Workporn, parte 2

Você não é pago pelo seu trabalho.

Na maioria dos casos você é pago pela sua capacidade de engolir sapos, tolerar os abusos da liderança ou se omitir diante de algo que poderia ser diferente. 

As empresas não estão em busca dos melhores talentos, por mais que afirmem o contrário.

Geralmente, talentos são um problema, uma pedra no sapato. Eles incomodam ao provocar mudanças, pensar diferente, questionar o status quo ou se mostrarem mais qualificados que seus líderes. O que as empresas buscam é a conformidade. As pessoas que melhor se encaixam no sistema, sem ameaçar a ordem estabelecida.

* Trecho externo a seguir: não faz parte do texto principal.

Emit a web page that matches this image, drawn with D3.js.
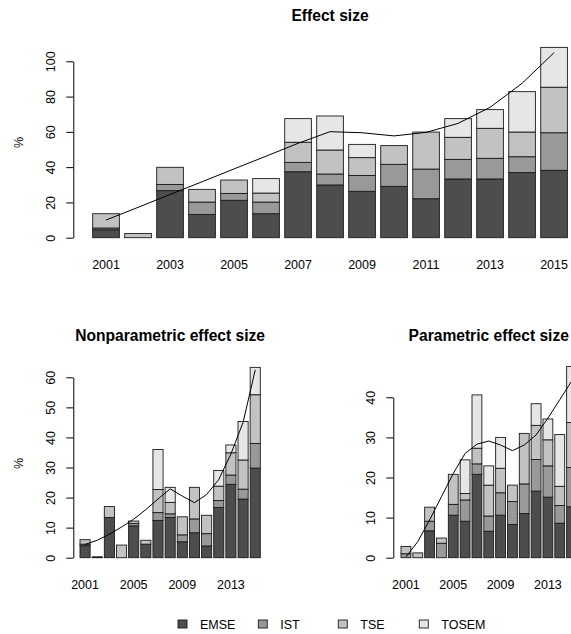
<!DOCTYPE html>
<html>
<head>
<meta charset="utf-8">
<script src="https://cdn.jsdelivr.net/npm/d3@7"></script>
<style>
  body { margin: 0; background: #fff; }
  svg { display: block; font-family: "Liberation Sans", Arial, Helvetica, sans-serif; }
</style>
</head>
<body>
<svg id="chart" width="571" height="634"></svg>
<script>
const years = ['2001','2002','2003','2004','2005','2006','2007','2008','2009','2010','2011','2012','2013','2014','2015'];
const venues = ['EMSE', 'IST', 'TSE', 'TOSEM'];
const colors = ['#4d4d4d', '#999999', '#c2c2c2', '#e6e6e6'];

// Effect size (all)
const effEMSE  = [4.5, 0, 26.7, 13.2, 21.2, 13.6, 37.4, 29.9, 26.3, 29.1, 22.1, 33.3, 33.3, 36.9, 38.2];
const effIST   = [1.0, 0, 3.5, 7.0, 3.9, 6.6, 5.3, 6.2, 9.0, 12.5, 16.8, 11.1, 11.7, 9.0, 21.3];
const effTSE   = [8.1, 2.4, 9.7, 7.2, 7.6, 5.1, 11.4, 13.6, 10.1, 10.6, 21.0, 12.5, 17.0, 14.0, 25.8];
const effTOSEM = [0, 0, 0, 0, 0, 8.2, 13.4, 19.3, 7.5, 0, 0, 10.6, 10.6, 22.9, 22.6];
const effTrend = [10.0, 17.2, 24.5, 31.7, 39.0, 46.2, 53.5, 60.1, 59.5, 57.7, 59.7, 64.8, 73.9, 87.5, 104.9];

// Nonparametric effect size
const nonEMSE  = [4.0, 0.3, 13.4, 0, 10.6, 4.5, 12.4, 13.4, 5.3, 8.3, 3.9, 16.7, 24.4, 19.5, 29.8];
const nonIST   = [0.5, 0, 0, 0, 0.8, 0, 2.6, 1.2, 2.3, 4.6, 4.1, 2.3, 3.1, 3.3, 8.2];
const nonTSE   = [1.5, 0, 3.6, 4.2, 0.8, 1.3, 7.7, 3.8, 6.0, 10.5, 6.1, 4.8, 7.4, 9.7, 16.2];
const nonTOSEM = [0, 0, 0, 0, 0, 0, 13.3, 5.0, 0, 0, 0, 5.2, 2.6, 12.8, 9.1];
const nonTrend = [4.4, 5.8, 7.8, 10.2, 12.8, 16.0, 19.5, 22.9, 20.5, 18.3, 21.0, 26.0, 34.5, 45.0, 62.5];

// Parametric effect size
const parEMSE  = [0, 0, 6.7, 0, 10.6, 9.1, 20.8, 6.6, 10.6, 8.3, 11.0, 16.6, 15.1, 8.6, 12.7];
const parIST   = [1.0, 0, 2.4, 3.6, 2.7, 5.3, 2.6, 3.8, 5.6, 5.7, 7.4, 7.9, 7.8, 4.4, 9.8];
const parTSE   = [1.8, 1.2, 3.5, 1.3, 7.5, 1.6, 3.9, 7.7, 6.1, 4.1, 12.6, 8.5, 6.5, 4.8, 11.2];
const parTOSEM = [0, 0, 0, 0, 0, 8.4, 13.3, 4.8, 7.7, 0, 0, 5.4, 5.2, 12.9, 14.0];
const parTrend = [0.2, 4.0, 9.4, 15.2, 21.0, 26.0, 28.3, 29.1, 28.1, 26.7, 28.1, 30.6, 34.8, 39.4, 44.0];

const svg = d3.select('#chart');

function drawPanel(p) {
    const table = years.map((y, i) => ({
        year: y, EMSE: p.series[0][i], IST: p.series[1][i], TSE: p.series[2][i], TOSEM: p.series[3][i]
    }));
    const stacked = d3.stack().keys(venues)(table);

    const x = d3.scaleBand().domain(years).range(p.xRange).paddingInner(1 / 6).paddingOuter(0);
    const y = d3.scaleLinear().domain([0, p.yMax]).range(p.yRange);
    const g = svg.append('g');

    stacked.forEach((layer, k) => {
        g.append('g').selectAll('rect')
            .data(layer)
            .join('rect')
            .attr('x', d => x(d.data.year))
            .attr('width', x.bandwidth())
            .attr('y', d => y(d[1]))
            .attr('height', d => y(d[0]) - y(d[1]))
            .attr('fill', colors[k])
            .attr('stroke', '#1a1a1a')
            .attr('stroke-width', 0.9);
    });

    const line = d3.line()
        .x((d, i) => x(years[i]) + x.bandwidth() / 2)
        .y(d => y(d));
    g.append('path')
        .attr('d', line(p.trend))
        .attr('fill', 'none')
        .attr('stroke', '#000')
        .attr('stroke-width', 1);

    // y axis, R style
    const ay = g.append('g')
        .attr('transform', `translate(${p.axisX},0)`)
        .call(d3.axisLeft(y).tickValues(d3.range(0, p.yMax + 1, p.yStep)).tickSize(7).tickSizeOuter(0));
    ay.select('.domain').attr('stroke', '#000');
    ay.selectAll('.tick line').attr('stroke', '#000');
    ay.selectAll('.tick text')
        .attr('x', null).attr('dy', null)
        .attr('text-anchor', 'middle')
        .attr('transform', 'translate(-18.5,0) rotate(-90)')
        .attr('font-size', 12.5)
        .attr('font-family', null)
        .attr('fill', '#000');

    // x labels
    g.append('g').selectAll('text')
        .data(p.xLabels)
        .join('text')
        .attr('x', d => x(d) + x.bandwidth() / 2)
        .attr('y', p.xLabelY)
        .attr('text-anchor', 'middle')
        .attr('font-size', 12.5)
        .text(d => d);

    g.append('text')
        .attr('x', (p.xRange[0] + p.xRange[1]) / 2)
        .attr('y', p.titleY)
        .attr('text-anchor', 'middle')
        .attr('font-size', 15.6)
        .attr('font-weight', 'bold')
        .text(p.title);

    if (p.ylab) {
        g.append('text')
            .attr('transform', `translate(23,${p.ylabY}) rotate(-90)`)
            .attr('text-anchor', 'middle')
            .attr('font-size', 12.5)
            .text('%');
    }
}

drawPanel({
    title: 'Effect size', titleY: 21,
    series: [effEMSE, effIST, effTSE, effTOSEM], trend: effTrend,
    xRange: [92.7, 567.4], yRange: [237.7, 61.3], yMax: 100, yStep: 20,
    axisX: 73.3, xLabels: ['2001','2003','2005','2007','2009','2011','2013','2015'], xLabelY: 268.5,
    ylab: true, ylabY: 142.5
});

drawPanel({
    title: 'Nonparametric effect size', titleY: 340.7,
    series: [nonEMSE, nonIST, nonTSE, nonTOSEM], trend: nonTrend,
    xRange: [80, 260.3], yRange: [557.7, 377.3], yMax: 60, yStep: 10,
    axisX: 73.3, xLabels: ['2001','2005','2009','2013'], xLabelY: 589,
    ylab: true, ylabY: 463.5
});

drawPanel({
    title: 'Parametric effect size', titleY: 340.7,
    series: [parEMSE, parIST, parTSE, parTOSEM], trend: parTrend,
    xRange: [401, 576.5], yRange: [557.7, 397.3], yMax: 40, yStep: 10,
    axisX: 393.3, xLabels: ['2001','2005','2009','2013'], xLabelY: 589,
    ylab: false
});

// legend
const legX = [178, 258.3, 338.3, 419.3];
const leg = svg.append('g').selectAll('g')
    .data(venues)
    .join('g')
    .attr('transform', (d, i) => `translate(${legX[i]},620)`);
leg.append('rect')
    .attr('width', 9).attr('height', 8)
    .attr('fill', (d, i) => colors[i])
    .attr('stroke', '#1a1a1a').attr('stroke-width', 0.9);
leg.append('text')
    .attr('x', 22).attr('y', 9)
    .attr('font-size', 12.5)
    .text(d => d);
</script>
</body>
</html>
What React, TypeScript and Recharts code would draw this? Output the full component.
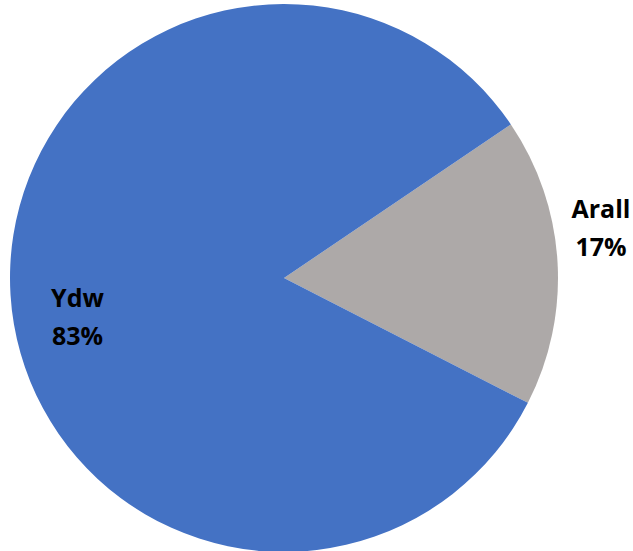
import React from 'react';
import { PieChart, Pie, Cell } from 'recharts';

const categories = ['Arall', 'Ydw'];
const values = [17, 83];
const colors = ['#ADA9A8', '#4472C4'];

const data = categories.map((name, i) => ({ name, value: values[i] }));

const RAD = Math.PI / 180;

// label placement per slice: distance from centre and angle nudge
const labelRadius = [321, 210];
const labelNudge = [5.6, 7];

const renderLabel = (props: any) => {
  const { cx, cy, midAngle, index, name, percent } = props;
  const r = labelRadius[index];
  const a = (midAngle + labelNudge[index]) * RAD;
  const x = cx + r * Math.cos(-a);
  const y = cy + r * Math.sin(-a);
  return (
    <text
      x={x}
      y={y}
      textAnchor="middle"
      fill="#000"
      fontFamily="'Open Sans', sans-serif"
      fontWeight={700}
      fontSize={25}
    >
      <tspan x={x} dy={-9}>{name}</tspan>
      <tspan x={x} dy={38}>{`${Math.round(percent * 100)}%`}</tspan>
    </text>
  );
};

const App: React.FC = () => {
  return (
    <div style={{ position: 'absolute', left: 0, top: 0, width: 633, height: 551 }}>
      <PieChart width={633} height={551} margin={{ top: 0, right: 0, bottom: 0, left: 0 }}>
        <Pie
          data={data}
          dataKey="value"
          nameKey="name"
          cx={284}
          cy={278}
          outerRadius={274}
          startAngle={34.1}
          endAngle={-325.9}
          stroke="none"
          label={renderLabel}
          labelLine={false}
          isAnimationActive={false}
        >
          {data.map((d, i) => (
            <Cell key={d.name} fill={colors[i]} />
          ))}
        </Pie>
      </PieChart>
    </div>
  );
};

export default App;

Raramente as organizações buscam pessoas capazes de tomar as melhores decisões, executarem ou fazerem melhores escolhas.

No fundo o que querem são pessoas capazes de fazer as coisas melhor. Não se confunda pela ordem dos termos, ela faz toda a diferença. Me refiro a fazer mais do mesmo, o de sempre, porém um pouco melhor. No caso, melhor aqui é um eufemismo para fazer mais com menos: tempo, dinheiro ou pessoas. 

A maioria das organizações e seus líderes hoje falam sobre transformação.

Reconhecem que precisam mudar, se atualizar. Mas esse discurso só acontece da boca pra fora e geralmente está voltado ao outro. “Os outros precisam mudar. As equipes precisam mudar. Eu? Não, eu não preciso.” O que desejam não é promover grandes transformações, mas mudar estritamente o necessário para, no fim das contas, continuar igual, ou seja, manter a mesma ordem sistêmica. Sabe por quê? Porque ao contrário das promessas que ouvimos por aí, mudar é difícil, dói e dá trabalho pra caramba. Melhor deixar isso para os outros. 

Nas consultorias existe um dilema comum:

Devemos dizer ao cliente o que realmente precisa ser feito ou simplesmente responder o que ele deseja ouvir?

Não são raros os casos em que já perdi clientes e conheço dezenas de outros consultores que passaram pela mesma consequência, justamente porque, ao invés de endossar as hipóteses desejadas pelo cliente, optamos por dizer a verdade. Uma verdade inconveniente, com a qual o cliente não está disposto a lidar. Por outro lado, existe uma ampla gama de consultorias que operam justamente aí: seu papel é construir argumentos que validem o desejo do seu contratante. A famosa claque. 

Ascensão nas carreiras corporativas está mais ligada a capacidade de transitar nesse território das “mentiras sinceras” com a diplomacia necessária para criar alianças sem desagradar demais. Raramente as promoções são vinculadas a critérios técnicos, métricas sólidas ou indicadores claros de performance. 

Reconhecer que esse elemento faz parte do jogo, não significa ser conivente com ele. Mas é preciso perder a inocência para evitar contarmos essas mentiras para nós mesmos. Aí sim a coisa fica grave. 

Já reparou como alguns discursos vão se tornando grandes mentiras coletivas?  

“Nosso foco não está na tecnologia, mas sim nas pessoas”

Agora, quase todos enchem a boca pra falar isso, mas se você rastrear os investimentos da sua empresa, o orçamento não corresponde ao discurso.

“Nossa empresa acredita na diversidade”

Tá na moda, mas geralmente esse papo emerge de uma sala repleta de pessoas brancas, extremamente parecidas, apontando o dedo para fora da bolha e incorporando o assunto da vez. 

“O cliente é a nossa prioridade”

Essa talvez seja a principal falácia corporativa do século. Infelizmente as organizações estão muito mais interessadas na manutenção da própria condição e nos interesses de seus acionistas, do que no valor gerado para seus clientes. A ordem de prioridades geralmente é: acionistas, alta liderança, a própria empresa institucionalmente, o mercado, e lá no fim da lista estão colaboradores e clientes. 

Mas será que poderia ser diferente? Tá aí um desafio para sistemas de humanos sobre o qual poderíamos dedicar um pouco de atenção. Como criar organizações mais transparentes, relações de poder menos hipócritas e trocas mais justas entre as pessoas?